All of the lines below are to be printed again exactly; images are excluded from the output.

____ DATASET EXCERPT

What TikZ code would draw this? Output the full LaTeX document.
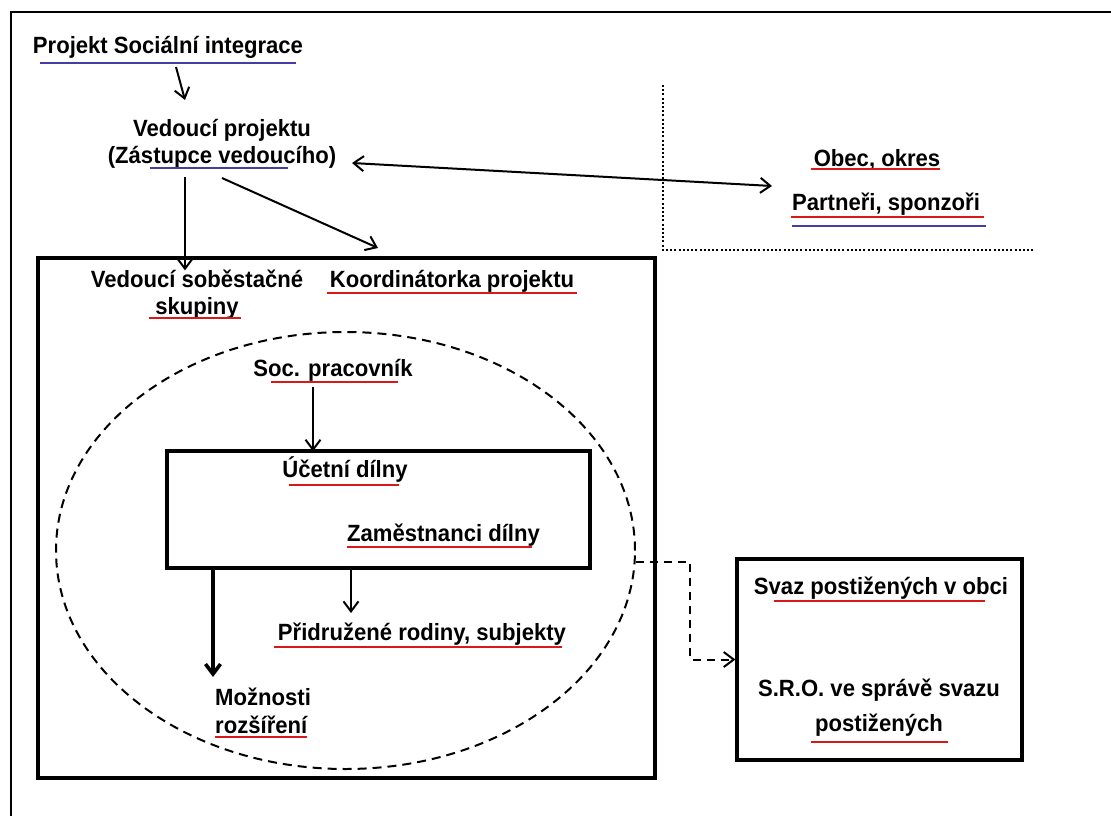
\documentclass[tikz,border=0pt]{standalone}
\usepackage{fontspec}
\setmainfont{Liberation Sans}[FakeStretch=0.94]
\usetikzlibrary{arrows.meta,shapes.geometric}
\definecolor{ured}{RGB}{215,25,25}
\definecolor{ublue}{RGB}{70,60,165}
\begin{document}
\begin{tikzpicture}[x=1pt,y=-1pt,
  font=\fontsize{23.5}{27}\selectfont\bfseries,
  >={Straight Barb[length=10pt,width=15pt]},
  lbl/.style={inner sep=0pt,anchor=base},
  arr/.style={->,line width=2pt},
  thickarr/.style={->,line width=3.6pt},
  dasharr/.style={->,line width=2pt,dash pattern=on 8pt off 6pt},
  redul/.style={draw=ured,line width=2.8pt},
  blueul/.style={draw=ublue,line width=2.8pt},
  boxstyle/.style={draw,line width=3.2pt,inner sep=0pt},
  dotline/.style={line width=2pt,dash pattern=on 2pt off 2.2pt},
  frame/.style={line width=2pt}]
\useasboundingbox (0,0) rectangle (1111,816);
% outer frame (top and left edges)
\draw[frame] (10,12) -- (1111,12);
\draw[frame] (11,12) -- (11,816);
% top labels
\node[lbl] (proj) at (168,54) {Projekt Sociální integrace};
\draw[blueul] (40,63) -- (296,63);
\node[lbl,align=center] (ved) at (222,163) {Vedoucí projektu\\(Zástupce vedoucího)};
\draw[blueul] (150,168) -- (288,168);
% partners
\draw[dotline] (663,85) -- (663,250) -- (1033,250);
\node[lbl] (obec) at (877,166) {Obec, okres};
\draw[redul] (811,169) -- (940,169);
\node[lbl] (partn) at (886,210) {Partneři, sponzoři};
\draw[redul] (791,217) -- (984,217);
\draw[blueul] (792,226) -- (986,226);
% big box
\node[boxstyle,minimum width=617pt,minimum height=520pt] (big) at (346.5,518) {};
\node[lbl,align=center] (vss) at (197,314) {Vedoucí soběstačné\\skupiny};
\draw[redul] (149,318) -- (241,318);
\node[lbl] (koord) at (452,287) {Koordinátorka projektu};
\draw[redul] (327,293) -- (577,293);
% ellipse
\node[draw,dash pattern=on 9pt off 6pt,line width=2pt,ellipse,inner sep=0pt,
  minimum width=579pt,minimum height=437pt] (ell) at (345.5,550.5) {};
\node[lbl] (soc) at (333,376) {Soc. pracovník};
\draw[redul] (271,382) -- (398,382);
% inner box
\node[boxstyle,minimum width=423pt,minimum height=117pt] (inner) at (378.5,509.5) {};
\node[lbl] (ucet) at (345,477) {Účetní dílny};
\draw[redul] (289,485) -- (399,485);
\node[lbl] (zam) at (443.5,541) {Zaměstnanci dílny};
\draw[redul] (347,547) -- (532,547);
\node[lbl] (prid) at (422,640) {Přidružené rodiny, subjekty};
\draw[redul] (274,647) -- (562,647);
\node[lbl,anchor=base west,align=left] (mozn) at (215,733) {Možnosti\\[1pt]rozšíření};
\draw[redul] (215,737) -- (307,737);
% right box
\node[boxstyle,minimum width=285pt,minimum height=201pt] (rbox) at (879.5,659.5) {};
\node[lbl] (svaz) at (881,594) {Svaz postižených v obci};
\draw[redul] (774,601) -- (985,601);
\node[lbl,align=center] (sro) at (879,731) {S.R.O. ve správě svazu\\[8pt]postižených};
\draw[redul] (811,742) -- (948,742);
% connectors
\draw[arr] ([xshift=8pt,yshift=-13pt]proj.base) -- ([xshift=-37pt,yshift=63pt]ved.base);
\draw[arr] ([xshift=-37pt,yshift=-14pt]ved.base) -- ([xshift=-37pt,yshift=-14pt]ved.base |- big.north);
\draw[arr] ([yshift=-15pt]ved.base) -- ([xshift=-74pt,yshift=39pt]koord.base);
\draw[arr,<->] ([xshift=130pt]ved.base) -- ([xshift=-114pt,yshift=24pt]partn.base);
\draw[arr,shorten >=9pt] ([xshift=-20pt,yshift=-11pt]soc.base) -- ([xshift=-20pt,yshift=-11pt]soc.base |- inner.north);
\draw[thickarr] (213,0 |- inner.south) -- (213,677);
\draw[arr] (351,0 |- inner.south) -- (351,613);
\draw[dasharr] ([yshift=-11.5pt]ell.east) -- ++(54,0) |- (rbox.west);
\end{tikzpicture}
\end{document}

________

_ANSWER TO THIS EXERCISE_
What TikZ code would draw this? Output the full LaTeX document.
\documentclass[tikz,border=0pt]{standalone}
\usepackage{fontspec}
\setmainfont{Liberation Sans}[FakeStretch=0.94]
\usetikzlibrary{arrows.meta,shapes.geometric}
\definecolor{ured}{RGB}{215,25,25}
\definecolor{ublue}{RGB}{70,60,165}
\begin{document}
\begin{tikzpicture}[x=1pt,y=-1pt,
  font=\fontsize{23.5}{27}\selectfont\bfseries,
  >={Straight Barb[length=10pt,width=15pt]},
  lbl/.style={inner sep=0pt,anchor=base},
  arr/.style={->,line width=2pt},
  thickarr/.style={->,line width=3.6pt},
  dasharr/.style={->,line width=2pt,dash pattern=on 8pt off 6pt},
  redul/.style={draw=ured,line width=2.8pt},
  blueul/.style={draw=ublue,line width=2.8pt},
  boxstyle/.style={draw,line width=3.2pt,inner sep=0pt},
  dotline/.style={line width=2pt,dash pattern=on 2pt off 2.2pt},
  frame/.style={line width=2pt}]
\useasboundingbox (0,0) rectangle (1111,816);
% outer frame (top and left edges)
\draw[frame] (10,12) -- (1111,12);
\draw[frame] (11,12) -- (11,816);
% top labels
\node[lbl] (proj) at (168,54) {Projekt Sociální integrace};
\draw[blueul] (40,63) -- (296,63);
\node[lbl,align=center] (ved) at (222,163) {Vedoucí projektu\\(Zástupce vedoucího)};
\draw[blueul] (150,168) -- (288,168);
% partners
\draw[dotline] (663,85) -- (663,250) -- (1033,250);
\node[lbl] (obec) at (877,166) {Obec, okres};
\draw[redul] (811,169) -- (940,169);
\node[lbl] (partn) at (886,210) {Partneři, sponzoři};
\draw[redul] (791,217) -- (984,217);
\draw[blueul] (792,226) -- (986,226);
% big box
\node[boxstyle,minimum width=617pt,minimum height=520pt] (big) at (346.5,518) {};
\node[lbl,align=center] (vss) at (197,314) {Vedoucí soběstačné\\skupiny};
\draw[redul] (149,318) -- (241,318);
\node[lbl] (koord) at (452,287) {Koordinátorka projektu};
\draw[redul] (327,293) -- (577,293);
% ellipse
\node[draw,dash pattern=on 9pt off 6pt,line width=2pt,ellipse,inner sep=0pt,
  minimum width=579pt,minimum height=437pt] (ell) at (345.5,550.5) {};
\node[lbl] (soc) at (333,376) {Soc. pracovník};
\draw[redul] (271,382) -- (398,382);
% inner box
\node[boxstyle,minimum width=423pt,minimum height=117pt] (inner) at (378.5,509.5) {};
\node[lbl] (ucet) at (345,477) {Účetní dílny};
\draw[redul] (289,485) -- (399,485);
\node[lbl] (zam) at (443.5,541) {Zaměstnanci dílny};
\draw[redul] (347,547) -- (532,547);
\node[lbl] (prid) at (422,640) {Přidružené rodiny, subjekty};
\draw[redul] (274,647) -- (562,647);
\node[lbl,anchor=base west,align=left] (mozn) at (215,733) {Možnosti\\[1pt]rozšíření};
\draw[redul] (215,737) -- (307,737);
% right box
\node[boxstyle,minimum width=285pt,minimum height=201pt] (rbox) at (879.5,659.5) {};
\node[lbl] (svaz) at (881,594) {Svaz postižených v obci};
\draw[redul] (774,601) -- (985,601);
\node[lbl,align=center] (sro) at (879,731) {S.R.O. ve správě svazu\\[8pt]postižených};
\draw[redul] (811,742) -- (948,742);
% connectors
\draw[arr] ([xshift=8pt,yshift=-13pt]proj.base) -- ([xshift=-37pt,yshift=63pt]ved.base);
\draw[arr] ([xshift=-37pt,yshift=-14pt]ved.base) -- ([xshift=-37pt,yshift=-14pt]ved.base |- big.north);
\draw[arr] ([yshift=-15pt]ved.base) -- ([xshift=-74pt,yshift=39pt]koord.base);
\draw[arr,<->] ([xshift=130pt]ved.base) -- ([xshift=-114pt,yshift=24pt]partn.base);
\draw[arr,shorten >=9pt] ([xshift=-20pt,yshift=-11pt]soc.base) -- ([xshift=-20pt,yshift=-11pt]soc.base |- inner.north);
\draw[thickarr] (213,0 |- inner.south) -- (213,677);
\draw[arr] (351,0 |- inner.south) -- (351,613);
\draw[dasharr] ([yshift=-11.5pt]ell.east) -- ++(54,0) |- (rbox.west);
\end{tikzpicture}
\end{document}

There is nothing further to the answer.